### Input for this task
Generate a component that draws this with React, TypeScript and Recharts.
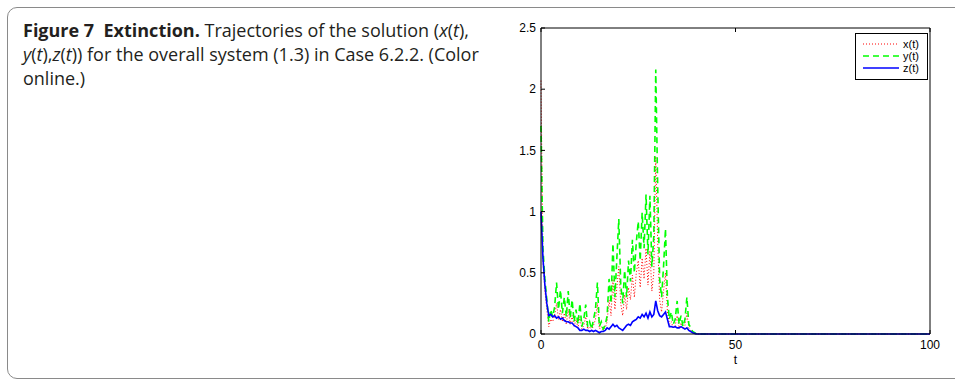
==
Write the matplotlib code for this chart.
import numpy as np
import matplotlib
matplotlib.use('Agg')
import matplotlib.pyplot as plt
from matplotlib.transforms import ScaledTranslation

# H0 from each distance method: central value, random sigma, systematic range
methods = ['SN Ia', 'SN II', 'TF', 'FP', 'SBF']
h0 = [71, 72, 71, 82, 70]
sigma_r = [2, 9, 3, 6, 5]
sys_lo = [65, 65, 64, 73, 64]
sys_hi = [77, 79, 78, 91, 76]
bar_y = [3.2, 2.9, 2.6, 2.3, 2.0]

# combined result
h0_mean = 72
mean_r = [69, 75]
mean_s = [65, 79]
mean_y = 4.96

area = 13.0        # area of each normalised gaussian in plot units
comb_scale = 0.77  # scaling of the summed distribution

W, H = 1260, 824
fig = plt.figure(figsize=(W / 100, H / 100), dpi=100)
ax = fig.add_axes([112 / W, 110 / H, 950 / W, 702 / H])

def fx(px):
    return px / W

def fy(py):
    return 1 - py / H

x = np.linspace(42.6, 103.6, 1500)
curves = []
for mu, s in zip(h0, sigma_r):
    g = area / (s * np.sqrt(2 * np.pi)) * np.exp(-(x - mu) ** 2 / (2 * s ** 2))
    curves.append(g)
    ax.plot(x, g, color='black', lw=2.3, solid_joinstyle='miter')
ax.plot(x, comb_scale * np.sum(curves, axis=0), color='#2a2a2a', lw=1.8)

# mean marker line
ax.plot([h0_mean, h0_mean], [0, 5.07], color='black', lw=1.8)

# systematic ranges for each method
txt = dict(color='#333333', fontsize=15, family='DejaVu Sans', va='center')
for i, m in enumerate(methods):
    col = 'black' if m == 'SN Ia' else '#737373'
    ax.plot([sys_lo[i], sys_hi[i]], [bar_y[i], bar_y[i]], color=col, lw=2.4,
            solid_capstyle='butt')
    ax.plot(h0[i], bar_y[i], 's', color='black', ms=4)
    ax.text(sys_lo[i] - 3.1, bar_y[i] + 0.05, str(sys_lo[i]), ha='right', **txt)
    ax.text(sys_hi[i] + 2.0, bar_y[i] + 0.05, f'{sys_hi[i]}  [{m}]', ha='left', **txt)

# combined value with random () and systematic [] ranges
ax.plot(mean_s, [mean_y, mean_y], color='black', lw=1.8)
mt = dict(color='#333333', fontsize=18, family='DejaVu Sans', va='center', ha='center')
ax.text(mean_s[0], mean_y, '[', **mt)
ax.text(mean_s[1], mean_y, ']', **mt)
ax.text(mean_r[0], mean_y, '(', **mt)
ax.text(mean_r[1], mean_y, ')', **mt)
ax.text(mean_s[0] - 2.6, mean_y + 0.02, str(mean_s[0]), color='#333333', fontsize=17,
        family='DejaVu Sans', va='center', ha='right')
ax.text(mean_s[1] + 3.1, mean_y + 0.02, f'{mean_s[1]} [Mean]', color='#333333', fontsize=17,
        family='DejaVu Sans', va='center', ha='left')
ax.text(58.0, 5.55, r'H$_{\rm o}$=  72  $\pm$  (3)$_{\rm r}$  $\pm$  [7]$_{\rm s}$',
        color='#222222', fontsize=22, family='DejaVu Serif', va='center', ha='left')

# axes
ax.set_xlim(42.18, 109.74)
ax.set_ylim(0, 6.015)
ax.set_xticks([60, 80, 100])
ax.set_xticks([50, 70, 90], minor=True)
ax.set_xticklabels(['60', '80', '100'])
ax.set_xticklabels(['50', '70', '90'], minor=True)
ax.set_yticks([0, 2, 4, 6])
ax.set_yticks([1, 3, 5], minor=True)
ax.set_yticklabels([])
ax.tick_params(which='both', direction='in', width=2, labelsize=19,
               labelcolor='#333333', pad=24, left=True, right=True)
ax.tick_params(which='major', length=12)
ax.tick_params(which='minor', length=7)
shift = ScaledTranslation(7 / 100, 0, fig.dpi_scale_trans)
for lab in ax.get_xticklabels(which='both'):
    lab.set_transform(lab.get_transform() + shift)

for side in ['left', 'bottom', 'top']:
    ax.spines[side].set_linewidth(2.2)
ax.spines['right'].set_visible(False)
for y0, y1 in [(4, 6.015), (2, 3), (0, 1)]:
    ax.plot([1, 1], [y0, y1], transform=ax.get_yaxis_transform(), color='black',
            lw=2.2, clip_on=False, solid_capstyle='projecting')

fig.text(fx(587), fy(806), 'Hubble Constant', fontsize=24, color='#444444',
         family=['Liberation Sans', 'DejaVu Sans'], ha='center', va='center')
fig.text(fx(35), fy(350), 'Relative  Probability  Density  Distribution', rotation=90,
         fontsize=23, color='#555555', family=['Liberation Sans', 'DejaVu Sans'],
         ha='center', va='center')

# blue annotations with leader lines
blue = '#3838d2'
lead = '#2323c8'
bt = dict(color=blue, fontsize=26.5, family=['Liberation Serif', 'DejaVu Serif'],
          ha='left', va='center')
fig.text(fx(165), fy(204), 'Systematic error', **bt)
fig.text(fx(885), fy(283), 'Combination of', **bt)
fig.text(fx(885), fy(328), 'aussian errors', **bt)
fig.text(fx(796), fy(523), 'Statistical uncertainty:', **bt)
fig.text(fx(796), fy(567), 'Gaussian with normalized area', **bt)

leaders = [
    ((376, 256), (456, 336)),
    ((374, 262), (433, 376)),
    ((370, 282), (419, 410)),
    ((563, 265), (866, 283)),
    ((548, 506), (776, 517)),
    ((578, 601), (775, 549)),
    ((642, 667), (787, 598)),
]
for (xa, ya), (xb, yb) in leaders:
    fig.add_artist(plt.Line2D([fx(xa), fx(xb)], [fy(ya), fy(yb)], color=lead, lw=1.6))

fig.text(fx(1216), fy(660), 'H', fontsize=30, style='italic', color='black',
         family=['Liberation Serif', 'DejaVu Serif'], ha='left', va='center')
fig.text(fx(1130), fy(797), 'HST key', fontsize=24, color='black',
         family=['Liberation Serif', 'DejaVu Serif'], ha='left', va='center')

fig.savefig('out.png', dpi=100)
--
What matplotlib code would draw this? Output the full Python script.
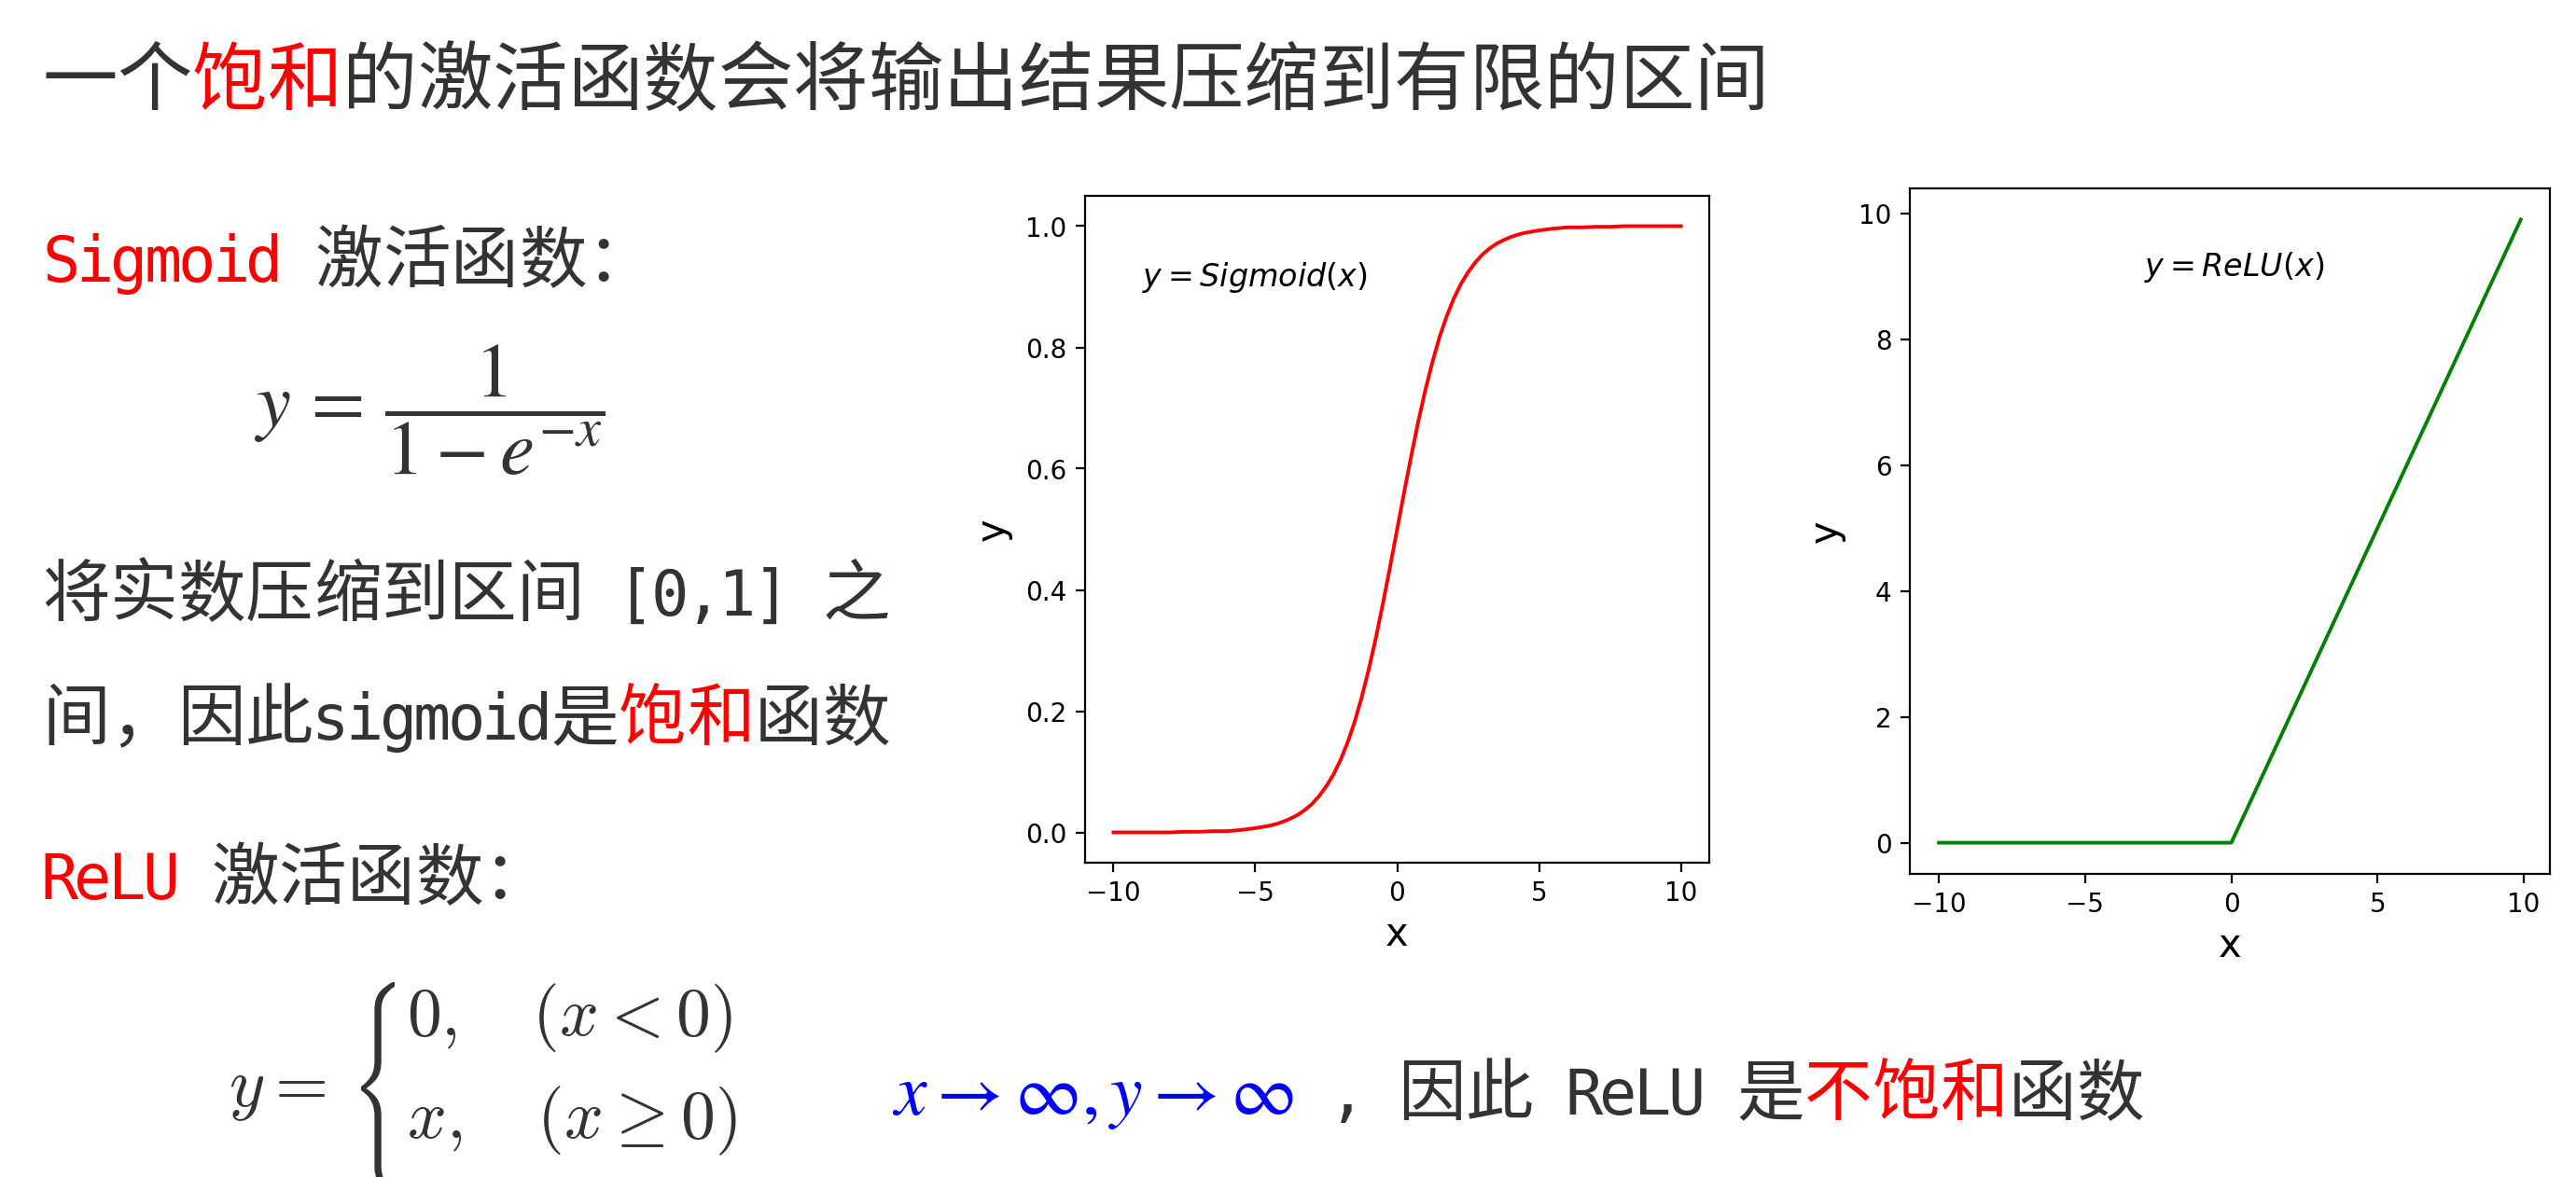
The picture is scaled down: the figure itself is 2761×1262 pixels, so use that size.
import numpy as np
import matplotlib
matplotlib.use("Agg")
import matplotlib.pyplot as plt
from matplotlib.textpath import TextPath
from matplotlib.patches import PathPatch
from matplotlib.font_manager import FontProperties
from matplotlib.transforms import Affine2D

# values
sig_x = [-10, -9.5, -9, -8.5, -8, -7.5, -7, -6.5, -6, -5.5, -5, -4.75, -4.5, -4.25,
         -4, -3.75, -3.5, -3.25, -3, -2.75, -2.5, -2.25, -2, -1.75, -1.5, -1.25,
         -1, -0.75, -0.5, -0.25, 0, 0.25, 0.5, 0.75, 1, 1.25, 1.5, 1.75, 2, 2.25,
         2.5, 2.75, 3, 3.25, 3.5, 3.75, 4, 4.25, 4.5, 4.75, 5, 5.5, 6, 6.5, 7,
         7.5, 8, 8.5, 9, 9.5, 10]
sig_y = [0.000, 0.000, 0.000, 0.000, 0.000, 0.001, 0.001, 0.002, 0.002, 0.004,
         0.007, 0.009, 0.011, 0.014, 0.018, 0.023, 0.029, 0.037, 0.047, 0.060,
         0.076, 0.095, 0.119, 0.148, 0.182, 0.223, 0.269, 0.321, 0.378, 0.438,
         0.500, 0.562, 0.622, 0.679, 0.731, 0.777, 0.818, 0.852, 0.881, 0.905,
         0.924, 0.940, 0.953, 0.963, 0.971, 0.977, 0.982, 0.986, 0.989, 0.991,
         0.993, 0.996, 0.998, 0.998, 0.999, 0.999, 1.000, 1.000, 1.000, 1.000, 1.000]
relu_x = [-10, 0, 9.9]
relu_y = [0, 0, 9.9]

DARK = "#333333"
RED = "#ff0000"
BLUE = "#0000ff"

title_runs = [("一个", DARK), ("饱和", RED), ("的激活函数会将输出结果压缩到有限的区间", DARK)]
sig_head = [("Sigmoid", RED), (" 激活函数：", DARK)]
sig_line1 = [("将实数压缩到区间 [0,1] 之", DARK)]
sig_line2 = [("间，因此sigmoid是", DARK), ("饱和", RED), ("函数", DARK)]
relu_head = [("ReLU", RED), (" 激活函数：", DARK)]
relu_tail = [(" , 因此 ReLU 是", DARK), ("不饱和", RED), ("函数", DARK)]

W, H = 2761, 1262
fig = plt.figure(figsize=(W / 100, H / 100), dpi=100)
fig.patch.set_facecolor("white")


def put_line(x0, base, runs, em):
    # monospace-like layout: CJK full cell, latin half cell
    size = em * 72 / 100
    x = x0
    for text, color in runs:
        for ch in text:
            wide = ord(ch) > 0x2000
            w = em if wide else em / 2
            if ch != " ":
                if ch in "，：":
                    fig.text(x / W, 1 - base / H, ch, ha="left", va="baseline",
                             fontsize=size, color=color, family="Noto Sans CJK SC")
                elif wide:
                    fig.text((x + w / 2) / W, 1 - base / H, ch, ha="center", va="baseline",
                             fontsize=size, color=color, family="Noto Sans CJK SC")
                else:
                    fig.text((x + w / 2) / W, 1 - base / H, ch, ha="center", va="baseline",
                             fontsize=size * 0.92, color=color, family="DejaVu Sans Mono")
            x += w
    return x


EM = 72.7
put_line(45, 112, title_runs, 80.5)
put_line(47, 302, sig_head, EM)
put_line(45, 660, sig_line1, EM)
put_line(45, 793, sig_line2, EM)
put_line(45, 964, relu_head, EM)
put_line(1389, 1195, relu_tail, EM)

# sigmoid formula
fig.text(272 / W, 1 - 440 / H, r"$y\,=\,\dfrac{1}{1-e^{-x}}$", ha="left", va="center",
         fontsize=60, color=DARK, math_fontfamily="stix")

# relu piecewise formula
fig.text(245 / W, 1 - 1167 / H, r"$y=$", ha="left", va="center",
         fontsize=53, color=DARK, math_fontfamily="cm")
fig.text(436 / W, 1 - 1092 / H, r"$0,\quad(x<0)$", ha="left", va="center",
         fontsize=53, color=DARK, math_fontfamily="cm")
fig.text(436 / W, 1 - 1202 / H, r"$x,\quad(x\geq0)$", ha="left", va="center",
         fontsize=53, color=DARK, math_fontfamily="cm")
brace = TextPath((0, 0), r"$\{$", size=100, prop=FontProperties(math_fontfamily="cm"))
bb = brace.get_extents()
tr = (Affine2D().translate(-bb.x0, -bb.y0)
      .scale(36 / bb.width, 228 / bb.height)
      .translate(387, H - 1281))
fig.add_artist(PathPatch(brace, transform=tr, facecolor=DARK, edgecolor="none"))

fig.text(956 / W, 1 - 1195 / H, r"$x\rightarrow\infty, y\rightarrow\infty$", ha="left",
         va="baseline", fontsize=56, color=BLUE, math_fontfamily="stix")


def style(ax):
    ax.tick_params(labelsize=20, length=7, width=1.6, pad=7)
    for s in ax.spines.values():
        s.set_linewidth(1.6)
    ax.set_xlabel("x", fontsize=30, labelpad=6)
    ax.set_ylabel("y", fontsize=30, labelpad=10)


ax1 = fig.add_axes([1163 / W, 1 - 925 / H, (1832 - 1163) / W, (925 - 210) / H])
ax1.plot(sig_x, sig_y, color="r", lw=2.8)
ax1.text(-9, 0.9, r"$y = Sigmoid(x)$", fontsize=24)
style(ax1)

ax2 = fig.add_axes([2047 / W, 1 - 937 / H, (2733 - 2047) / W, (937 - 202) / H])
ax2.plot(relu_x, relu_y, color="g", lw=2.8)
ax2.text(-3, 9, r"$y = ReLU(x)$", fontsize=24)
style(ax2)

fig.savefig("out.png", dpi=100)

### Short exercise
Retype verbatim the lines that run from the line containing "Write the matplotlib code for this chart." to the line containing "from matplotlib.transforms import ScaledTranslation", both inclusive, and no others.

### Written answer
Write the matplotlib code for this chart.
import numpy as np
import matplotlib
matplotlib.use('Agg')
import matplotlib.pyplot as plt
from matplotlib.transforms import ScaledTranslation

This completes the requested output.